[Task prompt] Gather from the listing below each line that includes the word "this", and copy it.

[Dataset extract]

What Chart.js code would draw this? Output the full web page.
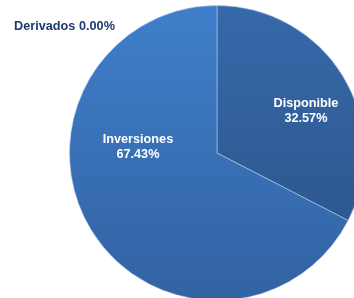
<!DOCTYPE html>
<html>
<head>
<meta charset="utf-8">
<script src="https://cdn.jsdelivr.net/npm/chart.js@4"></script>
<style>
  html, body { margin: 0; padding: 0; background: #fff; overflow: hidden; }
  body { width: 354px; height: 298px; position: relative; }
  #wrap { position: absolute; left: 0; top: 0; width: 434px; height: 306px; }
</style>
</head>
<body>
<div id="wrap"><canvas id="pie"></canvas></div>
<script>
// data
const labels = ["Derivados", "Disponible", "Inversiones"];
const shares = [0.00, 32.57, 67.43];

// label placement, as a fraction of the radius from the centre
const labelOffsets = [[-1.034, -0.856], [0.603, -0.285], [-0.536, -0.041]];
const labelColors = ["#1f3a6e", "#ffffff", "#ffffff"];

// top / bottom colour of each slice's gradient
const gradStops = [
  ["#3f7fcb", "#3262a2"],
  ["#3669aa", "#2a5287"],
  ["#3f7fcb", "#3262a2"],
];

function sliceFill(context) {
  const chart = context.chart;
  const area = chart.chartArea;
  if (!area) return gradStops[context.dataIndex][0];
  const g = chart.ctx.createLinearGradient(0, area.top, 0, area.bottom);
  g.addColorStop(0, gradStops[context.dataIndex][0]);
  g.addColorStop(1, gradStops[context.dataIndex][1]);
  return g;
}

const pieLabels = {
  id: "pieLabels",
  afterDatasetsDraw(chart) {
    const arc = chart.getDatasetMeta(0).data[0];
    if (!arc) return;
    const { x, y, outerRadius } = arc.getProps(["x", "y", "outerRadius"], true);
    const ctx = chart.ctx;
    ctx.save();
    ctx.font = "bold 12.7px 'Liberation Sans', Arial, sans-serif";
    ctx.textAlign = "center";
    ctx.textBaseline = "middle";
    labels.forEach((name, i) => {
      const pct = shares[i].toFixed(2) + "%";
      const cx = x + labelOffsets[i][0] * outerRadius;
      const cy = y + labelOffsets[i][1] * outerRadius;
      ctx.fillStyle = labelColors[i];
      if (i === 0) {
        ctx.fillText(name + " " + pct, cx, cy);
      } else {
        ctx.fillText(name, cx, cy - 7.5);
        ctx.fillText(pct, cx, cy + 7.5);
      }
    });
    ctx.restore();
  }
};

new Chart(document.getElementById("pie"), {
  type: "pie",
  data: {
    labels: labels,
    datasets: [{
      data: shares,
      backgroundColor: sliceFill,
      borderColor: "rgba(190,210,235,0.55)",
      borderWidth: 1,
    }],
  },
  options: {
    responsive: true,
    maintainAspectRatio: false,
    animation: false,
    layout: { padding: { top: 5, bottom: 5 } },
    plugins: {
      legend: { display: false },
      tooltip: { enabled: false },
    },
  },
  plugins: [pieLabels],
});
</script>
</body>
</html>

--

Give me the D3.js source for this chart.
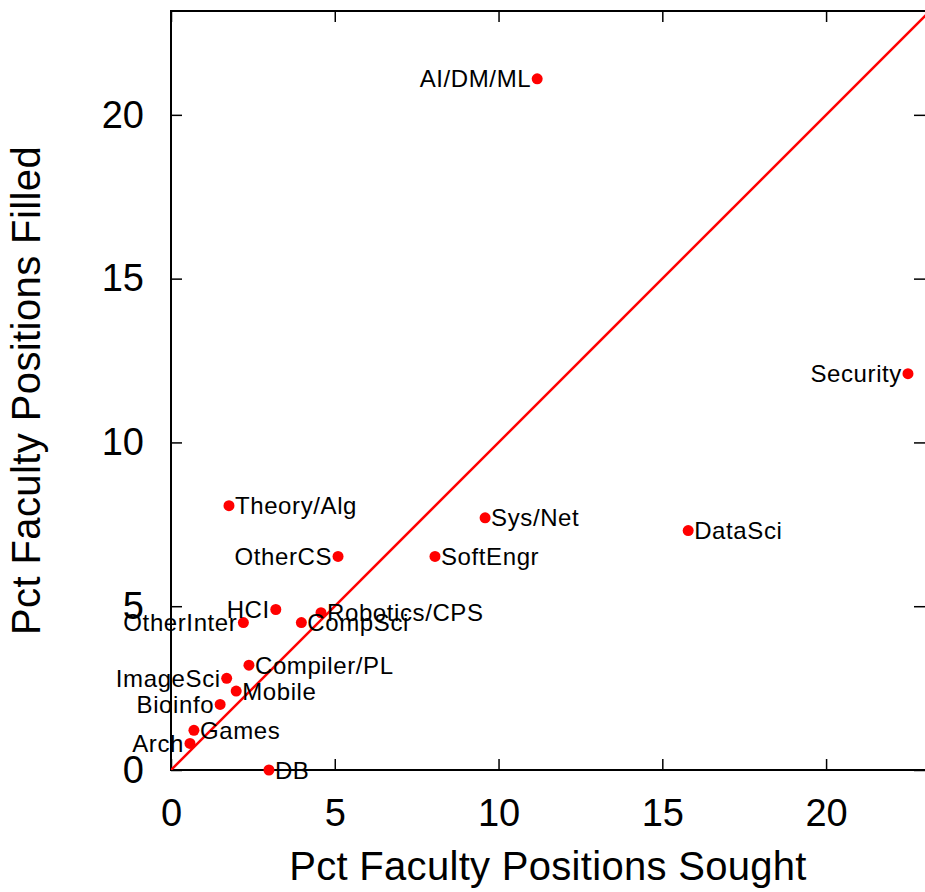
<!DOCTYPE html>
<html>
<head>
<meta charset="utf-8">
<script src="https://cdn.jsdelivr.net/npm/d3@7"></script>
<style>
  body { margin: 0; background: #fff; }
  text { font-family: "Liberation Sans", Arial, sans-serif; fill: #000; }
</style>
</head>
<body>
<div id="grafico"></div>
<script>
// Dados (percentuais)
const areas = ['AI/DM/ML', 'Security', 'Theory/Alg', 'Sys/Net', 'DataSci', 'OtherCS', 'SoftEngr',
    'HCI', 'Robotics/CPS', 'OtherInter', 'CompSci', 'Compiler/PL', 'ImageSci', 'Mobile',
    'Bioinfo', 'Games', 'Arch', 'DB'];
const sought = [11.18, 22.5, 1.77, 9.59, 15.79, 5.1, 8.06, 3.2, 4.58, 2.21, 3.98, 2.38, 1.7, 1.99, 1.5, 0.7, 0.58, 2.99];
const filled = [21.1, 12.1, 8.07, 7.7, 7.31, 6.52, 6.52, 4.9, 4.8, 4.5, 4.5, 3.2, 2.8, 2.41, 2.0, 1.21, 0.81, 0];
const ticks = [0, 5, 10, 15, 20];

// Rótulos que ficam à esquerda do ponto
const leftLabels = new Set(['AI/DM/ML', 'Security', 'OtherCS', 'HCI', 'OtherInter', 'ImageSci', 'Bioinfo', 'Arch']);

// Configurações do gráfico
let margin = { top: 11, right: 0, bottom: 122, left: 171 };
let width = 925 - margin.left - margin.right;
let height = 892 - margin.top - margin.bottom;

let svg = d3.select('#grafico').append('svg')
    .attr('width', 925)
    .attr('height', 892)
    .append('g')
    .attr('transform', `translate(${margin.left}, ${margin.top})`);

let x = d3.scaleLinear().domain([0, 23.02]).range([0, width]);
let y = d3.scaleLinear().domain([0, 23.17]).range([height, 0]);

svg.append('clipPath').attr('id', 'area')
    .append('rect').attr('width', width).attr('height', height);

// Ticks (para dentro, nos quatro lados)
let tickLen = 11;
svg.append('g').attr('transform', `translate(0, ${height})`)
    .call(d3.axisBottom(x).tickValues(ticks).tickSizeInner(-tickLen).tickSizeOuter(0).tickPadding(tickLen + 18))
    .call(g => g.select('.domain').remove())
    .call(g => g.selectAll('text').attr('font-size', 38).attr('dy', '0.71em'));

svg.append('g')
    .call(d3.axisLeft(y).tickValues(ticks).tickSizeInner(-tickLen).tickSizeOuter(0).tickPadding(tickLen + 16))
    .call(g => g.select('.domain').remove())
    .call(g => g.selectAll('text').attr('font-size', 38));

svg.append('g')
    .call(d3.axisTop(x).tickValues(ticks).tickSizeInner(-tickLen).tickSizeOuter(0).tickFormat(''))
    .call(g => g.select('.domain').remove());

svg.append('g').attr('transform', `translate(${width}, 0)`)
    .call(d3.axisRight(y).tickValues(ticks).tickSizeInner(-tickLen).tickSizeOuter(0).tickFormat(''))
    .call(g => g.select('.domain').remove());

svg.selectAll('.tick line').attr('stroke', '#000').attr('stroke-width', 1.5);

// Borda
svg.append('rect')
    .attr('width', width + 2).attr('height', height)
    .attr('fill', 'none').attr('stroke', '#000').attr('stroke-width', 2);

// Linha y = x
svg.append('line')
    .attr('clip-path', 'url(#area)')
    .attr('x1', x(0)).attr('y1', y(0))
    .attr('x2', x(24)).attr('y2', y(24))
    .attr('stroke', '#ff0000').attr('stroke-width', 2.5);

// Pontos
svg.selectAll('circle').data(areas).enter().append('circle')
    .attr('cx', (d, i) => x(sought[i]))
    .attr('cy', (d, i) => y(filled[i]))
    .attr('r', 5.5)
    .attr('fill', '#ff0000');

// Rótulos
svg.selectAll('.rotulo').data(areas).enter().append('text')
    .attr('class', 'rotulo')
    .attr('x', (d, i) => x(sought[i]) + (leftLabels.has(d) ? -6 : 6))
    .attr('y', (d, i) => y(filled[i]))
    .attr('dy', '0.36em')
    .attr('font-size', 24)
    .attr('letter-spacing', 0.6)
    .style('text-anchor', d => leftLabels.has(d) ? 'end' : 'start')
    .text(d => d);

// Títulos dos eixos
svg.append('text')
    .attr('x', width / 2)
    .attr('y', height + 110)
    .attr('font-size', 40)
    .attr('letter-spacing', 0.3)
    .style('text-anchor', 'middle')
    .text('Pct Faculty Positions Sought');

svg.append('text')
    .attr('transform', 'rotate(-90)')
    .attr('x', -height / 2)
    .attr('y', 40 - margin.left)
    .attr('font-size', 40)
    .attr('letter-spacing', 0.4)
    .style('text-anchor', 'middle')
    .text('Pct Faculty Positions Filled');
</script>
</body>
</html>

[Solution]
What Chart.js code would draw this? Output the full web page.
Give me the D3.js source for this chart.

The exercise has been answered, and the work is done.